I now learn from your journal that he scorns the proposed debate as a "publicity stunt."
Indeed such an event would command attention, but to his "Becoming Eichmann." Perdition is already one of the most discussed plays in British history.
I hoped to confront Cesarani because pressure from Britain's Zionist establishment, and from him, with his "Report" on Perdition, got the Royal Court Upstairs Theatre to refuse to allow the play, already in rehearsal, to go on.
Their scheme backfired, as he confessed in your July 3, 1987 issue:
"Personal representations coincided with the threat of a mass protest outside the theatre, the combined effect of which made it seem as if pressure were being applied." As far as the public was concerned, it looked as if the theatre "had been bullied into censoring the play."

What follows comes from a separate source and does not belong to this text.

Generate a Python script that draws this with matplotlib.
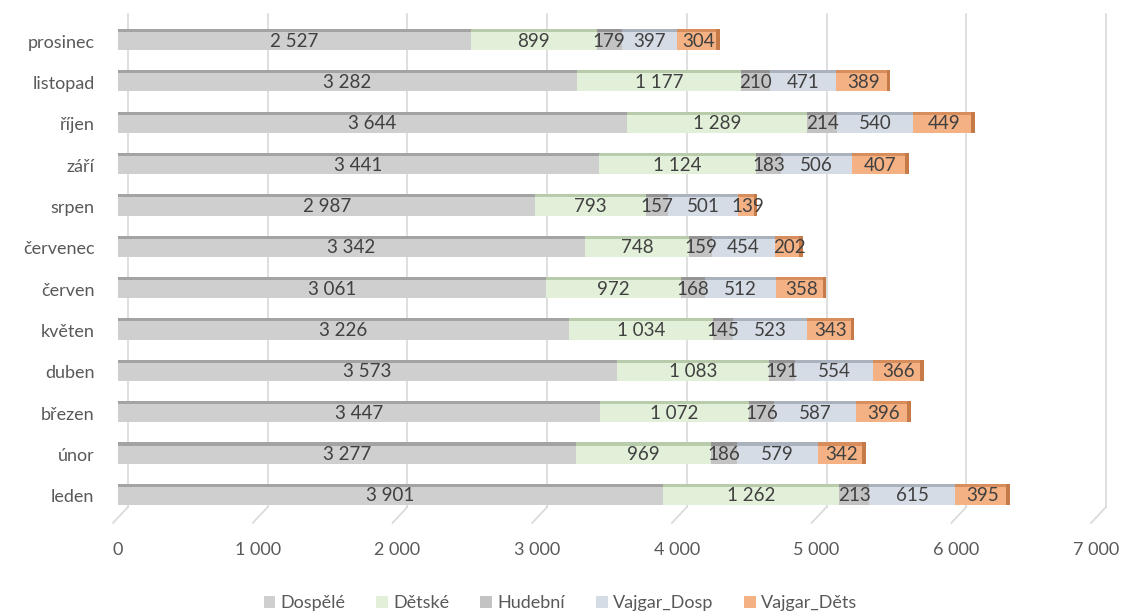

I hoped that he repented. Becoming Eichmann's paper jacket says that "Cesarani shows how Eichmann unexpectedly developed into the Reich's 'expert' on Jewish matters and reveals his initially cordial working relationship with Zionist Jews in Germany."
He admits that Eichmann went to Palestine in 1937 as the guest of Labor Zionist Fievel Polkes, "a Haganah agent," who "was prepared to offer help to Germany to extend its influence in the region if it facilitated an exodus of Jews to a Jewish national home." (p. 53)
It was a hop, skip and jump from Polkes to Reszo Kasztner, the real life 1944 Labor Zionist villain of Perdition. In a 1954-55 libel trial, he was declared guilty of collaboration by an Israeli judge who later tried Eichmann. Israel's Labor Zionist high court reversed the decision, but admitted that he wrongfully sent an exonerating statement on behalf of a war criminal to the Nuremberg courts. Except that who but a collaborator would do that?
In 2007 Cesarani still can't admit that he was wrong denouncing Perdition in 1987. So I'll have to debate an empty chair. That's OK. The 1987 public saw him and the Zionists as denying them the right to see the play and make up their own minds as to whether or not Zionists collaborated with Hitler. In 2007, the public will go to the play and accompanying lecture, in large part because of Zionist ranting against it, see the chair, and conclude that he knows that no one can defend Zionism's role in Hungary.